Since the World Cup Final, Spanish people have taken great pride in their team's victory; Spaniards across the world have celebrated for weeks, basking in their glory. Yet, many Spaniards hesitate at the sight of their flag, which carried the black eagle until 1981—to many, the symbol of the Franco state and a reminder of the outcome of the Spanish Civil War. Despite the seventy-one years that have passed since the Spanish Civil War, the Spanish people still feel the reverberations: the estimated 300,000 deaths; the division of society between republicans and monarchists; the eventual victory of Franco; and the suppression, exile and execution of republicans.

The Frozen Heart, by Almudena Grandes, is truly an epic novel. Perhaps it is 'the' modern Spanish novel. It chronicles the lives of two families from the start of the Spanish Civil War to 2005: their loves, their losses and their victories, the choices they make. The Fernandez Munoz family, middle class, rich, and republican, holidayed in the village of Torrelodones before the war. The Carrion Gonzalez family, the father a Conservative supporter of the fascists and the mother an active member of the Socialist party, a family not poor but not well off, are native to Torrelodones.

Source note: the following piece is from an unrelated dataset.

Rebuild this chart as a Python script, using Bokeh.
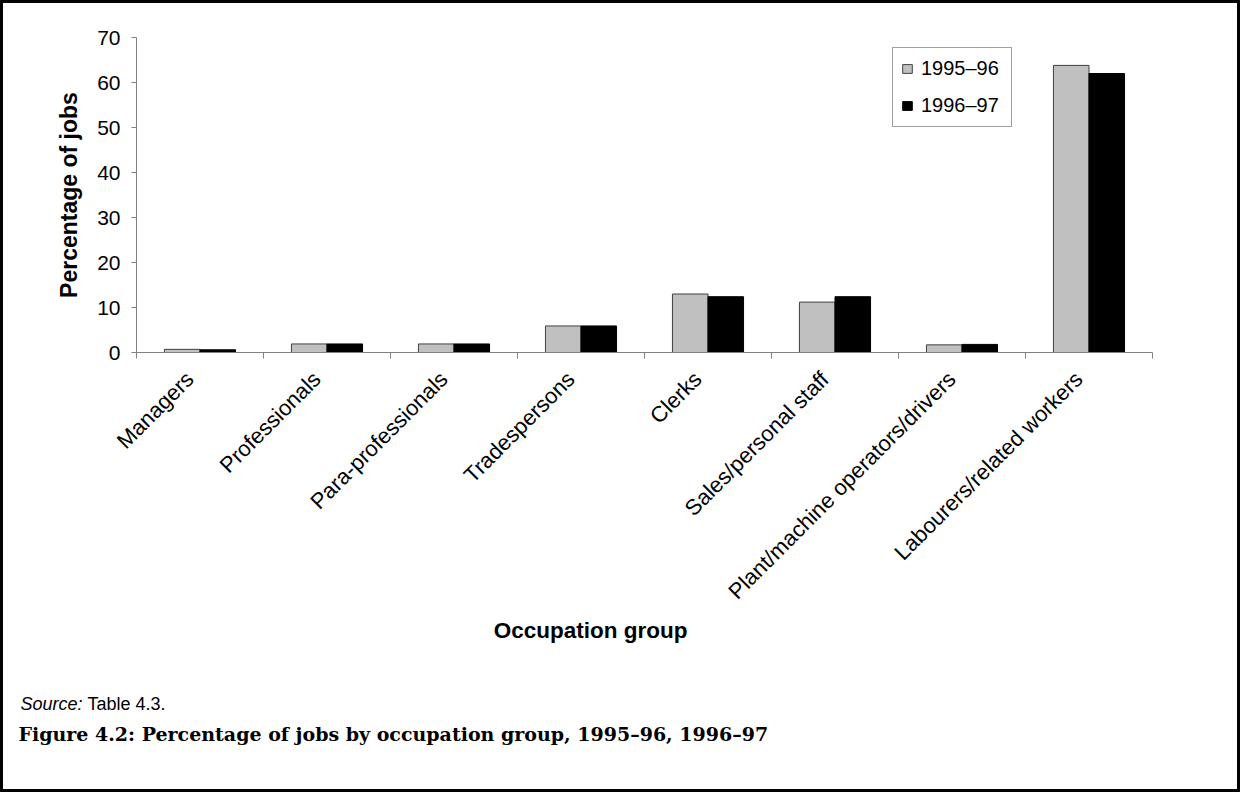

The novel opens with the death of Don Julio Carrion Gonzalez, a charmer, amateur magician, and millionaire property developer. His past is shrouded in mystery and is full of secrets. No one in his loving family really knows what he did in the war, how he made his millions, what sort of man he really was; not even the happily married Alvaro Carrion Otero, his favourite son and the black sheep of the family, realises the truth. Alvaro spots a beautiful woman at his father's funeral, a stranger. When he is asked by his mother to look after a windfall inheritance from his father's estate, he realises this beautiful woman is the investment adviser to his father. Raquel Fernandez Perea also has secrets. When Alvaro and Raquel find themselves falling in love, the secrets of both Raquel and of Don Julio are forced to the surface.

Almudena Grandes examines national identity, the brutal divisions of war, and the power of greed, love, and the passing of time with real respect and sadness for Spain. Do we define our identity by what we oppose, what we rebel against, or what we cleave to? In exile, is identity defined by what we long for? Or is identity defined by what we become? As a country are we only the sum of our past?

Or can a country, a people (or at least some of them), if not forget, at least move on from the horrendous past, to become something more? Despite declaring at the start of the book that "One of the two Spains will freeze your heart", Alvaro realises that his story is not special, but one of many stories that make up modern Spain.